◆ **Stated problem**
Within the records that follow, restate exactly the lines from the line with "Convert this chart to matplotlib code." down to the line with "fig.savefig('out.png', dpi=100)", including both. Omit the pictures.

###

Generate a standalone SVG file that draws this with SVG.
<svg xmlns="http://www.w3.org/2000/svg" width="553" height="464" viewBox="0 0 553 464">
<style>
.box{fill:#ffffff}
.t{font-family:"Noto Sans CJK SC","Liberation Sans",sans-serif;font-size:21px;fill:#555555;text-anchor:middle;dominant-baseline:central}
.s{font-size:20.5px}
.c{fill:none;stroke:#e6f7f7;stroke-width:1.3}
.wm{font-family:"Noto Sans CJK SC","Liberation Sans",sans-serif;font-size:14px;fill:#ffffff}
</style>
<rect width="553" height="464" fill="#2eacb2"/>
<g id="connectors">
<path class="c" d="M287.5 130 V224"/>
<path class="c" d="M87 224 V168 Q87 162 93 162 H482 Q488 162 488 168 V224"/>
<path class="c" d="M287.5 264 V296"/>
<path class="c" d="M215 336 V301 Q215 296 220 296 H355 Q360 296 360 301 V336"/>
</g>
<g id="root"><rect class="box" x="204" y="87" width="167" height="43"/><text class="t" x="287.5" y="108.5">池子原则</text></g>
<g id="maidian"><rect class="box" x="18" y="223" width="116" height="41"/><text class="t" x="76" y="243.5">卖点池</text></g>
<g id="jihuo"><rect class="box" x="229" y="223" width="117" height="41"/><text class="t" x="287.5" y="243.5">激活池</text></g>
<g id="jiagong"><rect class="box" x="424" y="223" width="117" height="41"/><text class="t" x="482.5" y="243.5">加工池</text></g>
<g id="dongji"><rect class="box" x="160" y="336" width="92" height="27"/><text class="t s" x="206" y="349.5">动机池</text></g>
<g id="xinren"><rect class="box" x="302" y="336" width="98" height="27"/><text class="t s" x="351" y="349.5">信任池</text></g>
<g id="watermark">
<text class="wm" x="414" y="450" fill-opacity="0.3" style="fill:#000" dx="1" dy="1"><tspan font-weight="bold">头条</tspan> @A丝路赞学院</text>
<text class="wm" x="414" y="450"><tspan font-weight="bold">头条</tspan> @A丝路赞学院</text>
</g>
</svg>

###

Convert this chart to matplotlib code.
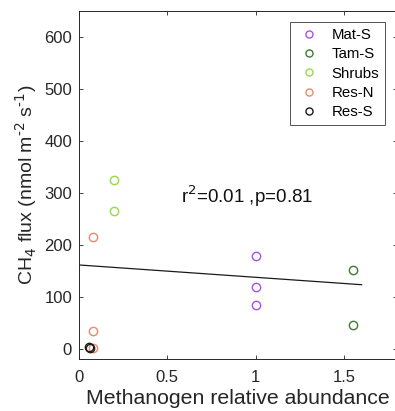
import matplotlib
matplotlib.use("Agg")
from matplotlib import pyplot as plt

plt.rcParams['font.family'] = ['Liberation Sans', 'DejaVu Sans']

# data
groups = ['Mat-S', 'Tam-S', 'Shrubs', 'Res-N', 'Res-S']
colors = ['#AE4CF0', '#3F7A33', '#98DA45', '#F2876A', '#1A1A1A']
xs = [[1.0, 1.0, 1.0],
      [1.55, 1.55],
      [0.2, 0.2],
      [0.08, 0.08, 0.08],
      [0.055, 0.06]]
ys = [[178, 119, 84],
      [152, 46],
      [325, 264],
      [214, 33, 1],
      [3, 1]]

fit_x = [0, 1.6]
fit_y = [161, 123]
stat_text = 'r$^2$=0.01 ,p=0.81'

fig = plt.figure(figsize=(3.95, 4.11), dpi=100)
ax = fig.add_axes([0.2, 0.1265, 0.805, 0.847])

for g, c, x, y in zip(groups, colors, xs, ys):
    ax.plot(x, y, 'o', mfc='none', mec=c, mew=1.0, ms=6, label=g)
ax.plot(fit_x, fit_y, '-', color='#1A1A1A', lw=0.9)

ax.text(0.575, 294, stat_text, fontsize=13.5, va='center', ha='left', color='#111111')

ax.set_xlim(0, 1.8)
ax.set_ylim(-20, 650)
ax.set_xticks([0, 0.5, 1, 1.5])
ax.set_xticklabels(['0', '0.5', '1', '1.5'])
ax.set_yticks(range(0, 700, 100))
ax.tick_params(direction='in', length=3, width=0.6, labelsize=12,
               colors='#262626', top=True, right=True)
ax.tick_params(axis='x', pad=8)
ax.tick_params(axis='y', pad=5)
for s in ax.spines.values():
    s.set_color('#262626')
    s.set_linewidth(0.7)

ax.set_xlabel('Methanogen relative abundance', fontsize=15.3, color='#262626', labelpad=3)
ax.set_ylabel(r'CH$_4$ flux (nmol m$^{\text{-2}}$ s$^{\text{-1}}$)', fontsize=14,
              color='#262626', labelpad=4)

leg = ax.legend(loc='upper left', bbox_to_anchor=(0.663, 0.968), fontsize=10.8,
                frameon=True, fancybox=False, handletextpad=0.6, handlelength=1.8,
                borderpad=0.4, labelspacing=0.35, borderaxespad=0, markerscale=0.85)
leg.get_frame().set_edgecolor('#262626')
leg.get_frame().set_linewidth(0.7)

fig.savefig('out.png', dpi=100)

###

◆ **Response**
Convert this chart to matplotlib code.
import matplotlib
matplotlib.use("Agg")
from matplotlib import pyplot as plt

plt.rcParams['font.family'] = ['Liberation Sans', 'DejaVu Sans']

# data
groups = ['Mat-S', 'Tam-S', 'Shrubs', 'Res-N', 'Res-S']
colors = ['#AE4CF0', '#3F7A33', '#98DA45', '#F2876A', '#1A1A1A']
xs = [[1.0, 1.0, 1.0],
      [1.55, 1.55],
      [0.2, 0.2],
      [0.08, 0.08, 0.08],
      [0.055, 0.06]]
ys = [[178, 119, 84],
      [152, 46],
      [325, 264],
      [214, 33, 1],
      [3, 1]]

fit_x = [0, 1.6]
fit_y = [161, 123]
stat_text = 'r$^2$=0.01 ,p=0.81'

fig = plt.figure(figsize=(3.95, 4.11), dpi=100)
ax = fig.add_axes([0.2, 0.1265, 0.805, 0.847])

for g, c, x, y in zip(groups, colors, xs, ys):
    ax.plot(x, y, 'o', mfc='none', mec=c, mew=1.0, ms=6, label=g)
ax.plot(fit_x, fit_y, '-', color='#1A1A1A', lw=0.9)

ax.text(0.575, 294, stat_text, fontsize=13.5, va='center', ha='left', color='#111111')

ax.set_xlim(0, 1.8)
ax.set_ylim(-20, 650)
ax.set_xticks([0, 0.5, 1, 1.5])
ax.set_xticklabels(['0', '0.5', '1', '1.5'])
ax.set_yticks(range(0, 700, 100))
ax.tick_params(direction='in', length=3, width=0.6, labelsize=12,
               colors='#262626', top=True, right=True)
ax.tick_params(axis='x', pad=8)
ax.tick_params(axis='y', pad=5)
for s in ax.spines.values():
    s.set_color('#262626')
    s.set_linewidth(0.7)

ax.set_xlabel('Methanogen relative abundance', fontsize=15.3, color='#262626', labelpad=3)
ax.set_ylabel(r'CH$_4$ flux (nmol m$^{\text{-2}}$ s$^{\text{-1}}$)', fontsize=14,
              color='#262626', labelpad=4)

leg = ax.legend(loc='upper left', bbox_to_anchor=(0.663, 0.968), fontsize=10.8,
                frameon=True, fancybox=False, handletextpad=0.6, handlelength=1.8,
                borderpad=0.4, labelspacing=0.35, borderaxespad=0, markerscale=0.85)
leg.get_frame().set_edgecolor('#262626')
leg.get_frame().set_linewidth(0.7)

fig.savefig('out.png', dpi=100)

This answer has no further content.